Netflix ha capito che per farmi iniziare una sua serie deve mettere in ogni anteprima un bonazzo nudo. Nella copertina di Too Hot To Handle, di bonazzi ce n’erano una decina, e capite bene che non sono riuscito a resistere. In effetti, le aspettative non sono state deluse, perché già dalla prima, incredibile puntata il concentrato di muscoli e stupidità è altissimo. Too Hot To Handle è un reality in cui un gruppo di manzi e manze di diverso genere, diversa provenienza, ma simili nel livello di sessuomania e quoziente intellettivo, vengono spediti su una bellissima isola per un mese. Si conoscono, e dopo qualche ora un’intelligenza artificiale comunica loro che non possono baciarsi, fare sesso o masturbarsi per tutta la durata del ritiro, pena salatissime multe al montepremi finale di 100mila dollari. L’idea è di far sviluppare loro la voglia di impegnarsi in relazioni più profonde, invece di lasciarli sfogare in tante botte e via fini a sé stesse.

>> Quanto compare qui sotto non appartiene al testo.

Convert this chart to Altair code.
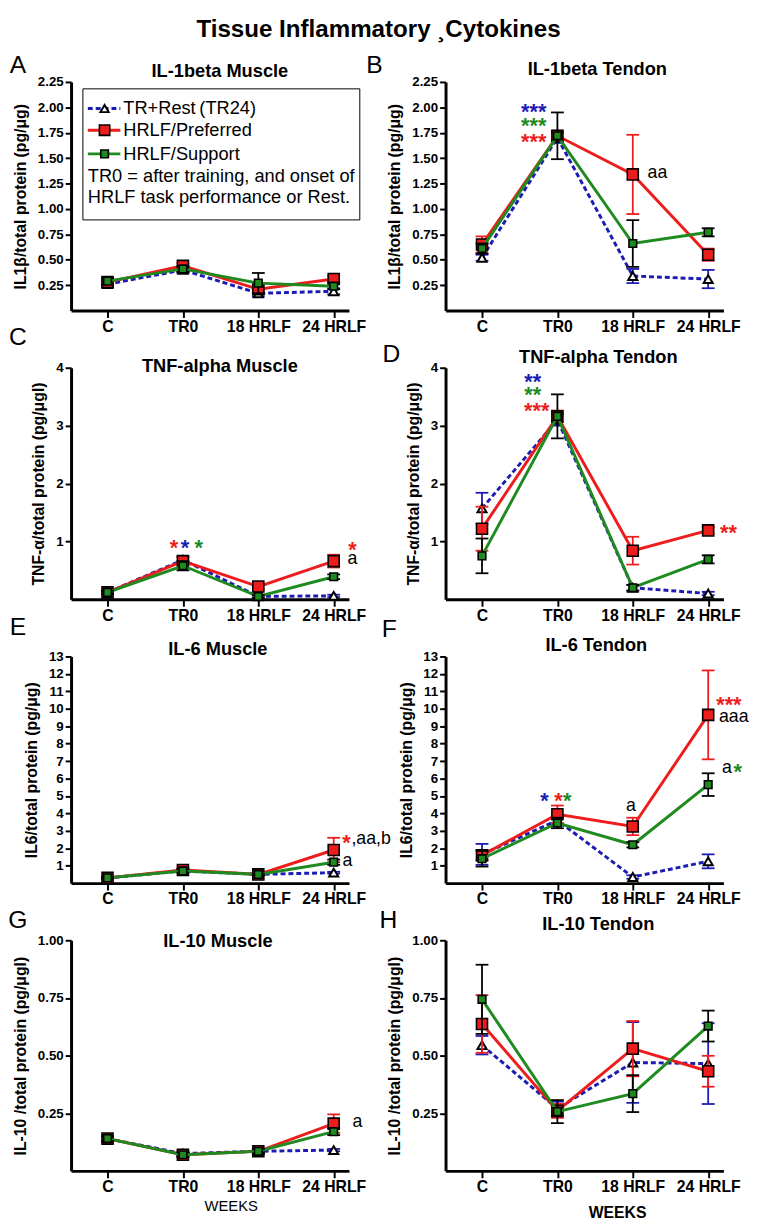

Le premesse sono già entusiasmanti. Ma c’è un po’ di più. Non vorrei usare parole troppo forti per le ambizioni di questo reality, ma si arriva ad esplorare concetti come sorellanza e toxic masculinity. I ragazzi del gruppo, personaggi che della virilità hanno fatto un lavoro e uno stile di vita, vengono messi alla prova con workshop in cui dovranno esternare le proprie emozioni e parlare delle proprie paure; le ragazze, che fin dal primo momento instaurano dei meccanismi di competizione, saranno portate a collaborare e trovare un modo di interagire che non sia soltanto in funzione di essere conquistate dal maschio predatore.
Non voglio dire che sia una serie stupenda o assolutamente da vedere: in effetti non la consiglierei a nessuno, per il semplice fatto che non mi metterei a consigliare prodotti come BakeOff o Cortesie per gli ospiti (anche se li adoro!). Rimane pur sempre trash tv, ma scritta in un modo diverso rispetto a quella a cui siamo abituati.
Ne parlo solo per dire una cosa: Too Hot To Handle è la dimostrazione che scrivere programmi di intrattenimento leggero di questo tipo è possibile senza scadere nell’insulto all’intelligenza umana. Non ci sono insulti omofobi o transfobi, nessuno bullizza nessun altro, non c’è alcuna gara a chi è più maschio o più bella, e nonostante questo tutti si prendono poco sul serio.
Possiamo continuare a ripeterci che il Grande Fratello e compagnia bella sono per gli spettatori l’unico modo per rilassarsi, oppure possiamo offrir loro dei contenuti di evasione che non debbano far ricorso alla parte più becera e vuota dell’umanità.